Mufich creates “we windows,” window displays that have never been repeated in 20 years, by using items from every booth, not only as a unique visual experience, but as a deliberate act of unity, she said.

“I think that creates a greater bond of everyone,” Mufich said. “It’s not about me.”

But there is more to the magic of her success than decorating and business savvy.

Mufich said every businessowner needs others to help build a successful business and to that end she began to build her customer base by taking a personal interest in the people who came into her store.

“Our clientele is repeat,” Mufich said. “Over a period of time, I watch them grow up and have children, and those children come here now. I follow each one of their stories.”

Mufich said her goal is for customers to view a visit to the store as “the best part” of their day, something to look forward to.

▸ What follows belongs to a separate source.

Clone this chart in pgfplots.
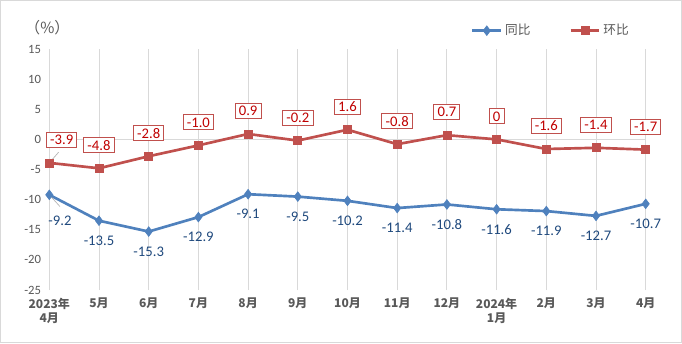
\documentclass[border=0pt]{standalone}
\usepackage{pgfplots}
\pgfplotsset{compat=1.18}
\usepackage{fontspec}
\setmainfont{Carlito}
\newfontfamily\cjk{Noto Sans CJK SC}
\definecolor{gridgray}{RGB}{217,217,217}
\definecolor{txtgray}{RGB}{89,89,89}
\definecolor{sblue}{RGB}{79,129,189}
\definecolor{sred}{RGB}{192,80,77}
\definecolor{lblue}{RGB}{31,73,125}
\definecolor{lred}{RGB}{192,0,0}
\begin{document}
\begin{tikzpicture}
\useasboundingbox (0,0) rectangle (511.5pt,257.25pt);
\draw[gridgray, line width=0.75pt] (0.375pt,0.375pt) rectangle (511.125pt,256.875pt);
\node[text=txtgray, font=\cjk\fontsize{11.5pt}{13pt}\selectfont] at (35.5pt,236.25pt) {（\%）};
\begin{axis}[
  at={(36.975pt,39.75pt)}, anchor=south west,
  scale only axis, width=447.3pt, height=180.75pt,
  xmin=0, xmax=12, ymin=-25, ymax=15,
  axis line style={draw=none},
  tick style={draw=none},
  xtick={0,...,12},
  xticklabels={2023年\\4月,5月,6月,7月,8月,9月,10月,11月,12月,2024年\\1月,2月,3月,4月},
  xticklabel style={align=center, inner sep=0pt, anchor=north, yshift=-6pt, text=txtgray, font=\cjk\bfseries\fontsize{9pt}{10.5pt}\selectfont},
  ytick={-25,-20,...,15},
  yticklabel style={anchor=east, inner sep=0pt, xshift=-6pt, text=txtgray, font=\fontsize{9.5pt}{10pt}\selectfont},
  /pgf/number format/assume math mode=true,
  xmajorgrids, grid style={gridgray, line width=0.75pt},
  clip=false,
  legend columns=2,
  legend style={draw=none, fill=none, at={(0.7,1.076)}, anchor=west, font=\cjk\fontsize{9.5pt}{12pt}\selectfont, text=txtgray,
    /tikz/every even column/.append style={column sep=27pt}},
  legend image code/.code={\draw[mark repeat=2,mark phase=2] plot coordinates {(0cm,0cm) (0.38cm,0cm) (0.76cm,0cm)};},
]
\addplot[gridgray, line width=0.75pt, forget plot] coordinates {(0,0) (12,0)};
\addplot[sblue, line width=2pt, mark=diamond*, mark size=3.6pt, mark options={fill=sblue, draw=sblue, line width=0.5pt}] coordinates {
(0,-9.2) (1,-13.5) (2,-15.3) (3,-12.9) (4,-9.1) (5,-9.5) (6,-10.2) (7,-11.4) (8,-10.8) (9,-11.6) (10,-11.9) (11,-12.7) (12,-10.7)};
\addlegendentry{同比}
\addplot[sred, line width=2pt, mark=square*, mark size=3pt, mark options={fill=sred, draw=sred, line width=0.5pt}] coordinates {
(0,-3.9) (1,-4.8) (2,-2.8) (3,-1.0) (4,0.9) (5,-0.2) (6,1.6) (7,-0.8) (8,0.7) (9,0) (10,-1.6) (11,-1.4) (12,-1.7)};
\addlegendentry{环比}
% leader lines
\draw[gray!60, line width=0.5pt] (axis cs:0,-9.2) -- ++(8pt,-8.8pt);
\draw[gray!60, line width=0.5pt] (axis cs:0,-3.9) -- ++(7pt,8pt);
% blue labels
\addplot[draw=none, forget plot, point meta=explicit symbolic, nodes near coords,
  nodes near coords style={anchor=center, yshift=-15pt, text=lblue, font=\fontsize{11pt}{12pt}\selectfont, inner sep=0pt}] coordinates {
(1,-13.5) [-13.5] (2,-15.3) [-15.3] (3,-12.9) [-12.9] (4,-9.1) [-9.1] (5,-9.5) [-9.5] (6,-10.2) [-10.2] (7,-11.4) [-11.4] (8,-10.8) [-10.8] (9,-11.6) [-11.6] (10,-11.9) [-11.9] (11,-12.7) [-12.7] (12,-10.7) [-10.7]};
\addplot[draw=none, forget plot, point meta=explicit symbolic, nodes near coords,
  nodes near coords style={anchor=center, xshift=8pt, yshift=-19.3pt, text=lblue, font=\fontsize{11pt}{12pt}\selectfont, inner sep=0pt}] coordinates {
(0,-9.2) [-9.2]};
% red labels
\addplot[draw=none, forget plot, point meta=explicit symbolic, nodes near coords,
  nodes near coords style={anchor=center, yshift=17.25pt, draw=sred, line width=0.75pt, fill=white, text=lred, font=\fontsize{11pt}{12pt}\selectfont, inner xsep=2.8pt, inner ysep=0pt, minimum height=11.25pt}] coordinates {
(1,-4.8) [-4.8] (2,-2.8) [-2.8] (3,-1.0) [-1.0] (4,0.9) [0.9] (5,-0.2) [-0.2] (6,1.6) [1.6] (7,-0.8) [-0.8] (8,0.7) [0.7] (9,0) [0] (10,-1.6) [-1.6] (11,-1.4) [-1.4] (12,-1.7) [-1.7]};
\addplot[draw=none, forget plot, point meta=explicit symbolic, nodes near coords,
  nodes near coords style={anchor=center, xshift=9.3pt, yshift=17.25pt, draw=sred, line width=0.75pt, fill=white, text=lred, font=\fontsize{11pt}{12pt}\selectfont, inner xsep=2.8pt, inner ysep=0pt, minimum height=11.25pt}] coordinates {
(0,-3.9) [-3.9]};
\end{axis}
\end{tikzpicture}
\end{document}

“Your troubles stop at the door,” Mufich said. “You walk in and you’re in a good mood. Customers say, ‘I just needed this fix.’ ”

Mufich also has made the other half of the equation work by creating strong relationships with her Now & Again “family” of renters, people she has taught about the business and then watched grow into the role, she said.

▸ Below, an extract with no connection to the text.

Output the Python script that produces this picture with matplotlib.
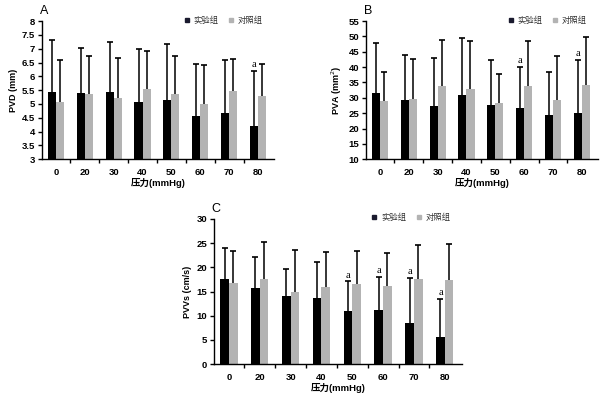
import matplotlib
matplotlib.use("Agg")
import matplotlib.pyplot as plt
from matplotlib.lines import Line2D
import numpy as np

plt.rcParams["font.family"] = ["Liberation Sans", "Noto Sans CJK SC"]

pressure = ["0", "20", "30", "40", "50", "60", "70", "80"]
legend_names = ["实验组", "对照组"]

# A: PVD (mm)
pvd_exp = [5.45, 5.40, 5.45, 5.08, 5.15, 4.57, 4.68, 4.22]
pvd_exp_top = [7.30, 7.03, 7.25, 7.00, 7.18, 6.43, 6.60, 6.20]
pvd_ctl = [5.07, 5.35, 5.20, 5.53, 5.35, 5.00, 5.48, 5.30]
pvd_ctl_top = [6.60, 6.75, 6.68, 6.90, 6.75, 6.40, 6.62, 6.45]
pvd_mark = [7]

# B: PVA (mm2)
pva_exp = [31.5, 29.2, 27.3, 30.9, 27.5, 26.7, 24.4, 25.0]
pva_exp_top = [48.0, 43.8, 43.1, 49.5, 42.3, 40.0, 38.3, 42.3]
pva_ctl = [29.0, 29.6, 33.7, 32.8, 28.3, 33.8, 29.3, 34.2]
pva_ctl_top = [38.3, 42.8, 49.0, 48.5, 37.8, 48.5, 43.7, 49.8]
pva_mark = [5, 7]

# C: PVVs (cm/s)
pvv_exp = [17.6, 15.7, 14.0, 13.7, 10.9, 11.1, 8.6, 5.6]
pvv_exp_top = [23.9, 22.2, 19.6, 21.2, 17.1, 18.1, 17.8, 13.5]
pvv_ctl = [16.7, 17.6, 15.0, 15.9, 16.6, 16.2, 17.6, 17.4]
pvv_ctl_top = [23.4, 25.3, 23.6, 23.1, 23.3, 22.9, 24.6, 24.9]
pvv_mark = [4, 5, 6, 7]

GRAY = "#b3b3b3"


def panel(ax, letter, ylabel, exp, exp_top, ctl, ctl_top, marks, ylim, ystep, yfmt):
    x = np.arange(len(pressure))
    w = 0.28
    ax.bar(x - w / 2, exp, w, color="black", zorder=2)
    ax.bar(x + w / 2, ctl, w, color=GRAY, zorder=2)
    ax.vlines(x - w / 2, exp, exp_top, color="black", lw=1.1, zorder=3)
    ax.vlines(x + w / 2, ctl, ctl_top, color="black", lw=1.1, zorder=3)
    ax.plot(x - w / 2, exp_top, ls="none", marker="_", ms=4, mew=1.2, color="black", zorder=3)
    ax.plot(x + w / 2, ctl_top, ls="none", marker="_", ms=4, mew=1.2, color="black", zorder=3)
    for i in marks:
        ax.text(i - w / 2, exp_top[i] + (ylim[1] - ylim[0]) * 0.012, "a",
                family="Liberation Serif", fontsize=7.5, ha="center", va="bottom")

    ax.set_xlim(-0.48, 7.55)
    ax.set_ylim(*ylim)
    ax.set_xticks(x)
    ax.set_xticklabels(pressure)
    ax.set_xticks(np.arange(0.5, 7.5, 1.0), minor=True)
    ax.tick_params(axis="x", which="major", length=0, pad=6)
    ax.tick_params(axis="x", which="minor", length=3, width=1, direction="out")
    yt = np.arange(ylim[0], ylim[1] + ystep / 2, ystep)
    ax.set_yticks(yt)
    ax.set_yticklabels([yfmt(v) for v in yt])
    ax.tick_params(axis="y", length=3, width=1, direction="out", pad=2)
    for lab in ax.get_xticklabels() + ax.get_yticklabels():
        lab.set_fontsize(6.8)
        lab.set_fontweight("bold")
    for s in ["top", "right"]:
        ax.spines[s].set_visible(False)
    for s in ["left", "bottom"]:
        ax.spines[s].set_linewidth(1.0)

    ax.set_ylabel(ylabel, fontsize=6.5, fontweight="bold", labelpad=3)
    ax.set_xlabel("压力(mmHg)", fontsize=6.8, fontweight="bold", labelpad=1)
    ax.text(-0.01, 1.03, letter, transform=ax.transAxes, fontsize=9, ha="left", va="bottom")

    handles = [Line2D([], [], ls="none", marker="s", ms=2.8, color="#1a1a2e"),
               Line2D([], [], ls="none", marker="s", ms=2.8, color=GRAY)]
    leg = ax.legend(handles, legend_names, loc="upper right", bbox_to_anchor=(0.985, 1.09),
                    ncol=2, frameon=False, fontsize=6, handlelength=0.6,
                    handletextpad=0.5, columnspacing=1.2)
    for t in leg.get_texts():
        t.set_color("#333333")


fig = plt.figure(figsize=(6.1, 3.98), dpi=100)
axA = fig.add_axes([0.069, 0.600, 0.380, 0.347])
axB = fig.add_axes([0.600, 0.600, 0.380, 0.347])
axC = fig.add_axes([0.351, 0.085, 0.406, 0.365])

panel(axA, "A", "PVD (mm)", pvd_exp, pvd_exp_top, pvd_ctl, pvd_ctl_top, pvd_mark,
      (3, 8), 0.5, lambda v: ("%g" % v))
panel(axB, "B", "PVA (mm$^2$)", pva_exp, pva_exp_top, pva_ctl, pva_ctl_top, pva_mark,
      (10, 55), 5, lambda v: "%d" % v)
panel(axC, "C", "PVVs (cm/s)", pvv_exp, pvv_exp_top, pvv_ctl, pvv_ctl_top, pvv_mark,
      (0, 30), 5, lambda v: "%d" % v)

fig.savefig("out.png", dpi=100)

Ivanjack said Mufich’s “very high standards” have made all the difference for maintaining and growing both a loyal customer and renter base.

A large part of that success is because the renters follow the rules, Ivanjack said, including Mufich, who handles her own booth in the shop.

“You don’t bring dirty; you don’t bring broken; you don’t bring stinky,” Ivanjack said. “You don’t leave your booth in disarray.”

It isn’t about Mufich cracking the whip. It’s about following the first rule of business that “customer service is key,” Mufich said, and everyone adheres to that code.

Mufich leaves nothing to chance, setting her renters and the store up for success before a new person ever comes on board.

“I hand-pick our renters,” Mufich said. “Usually they are customers and I see how they shop and how they buy.”

Her observations tell Mufich a lot about the potential renter’s personality, she said, and that helps her to make a decision about their inclusion.

A nearly 20-year waiting list of potential renters tells the tale of the store’s reputation among dealers. Once a renter is chosen, she becomes part of the Now & Again family.

Louise Wika, a part-time caregiver, is a case in point. The Burbank resident said for about eight years she would stop in at Now & Again every Friday on her way home from work and “bought a lot of stuff over the years.

“It was a nice peaceful end to a busy, hectic week and I’d spend a couple of hours ... just floating around,” Wika said. “It was peaceful, (I) loved the music. ... and it always smelled so good.”

When Mufich asked Wika if she would be interested in becoming a renter, Wika teamed up with her sister, Freddi Barus, and the two have rented a booth for three years.

Mufich humbly gives her “girls” credit for the store’s success.

“The dealers make the store,” Mufich said. “I’m only the creator of how it came to pass. Yes, I taught them as best I knew how, but I’ve watched these girls carry the ball and go forward and be able to handle it. They motivate me now. I’m so proud.”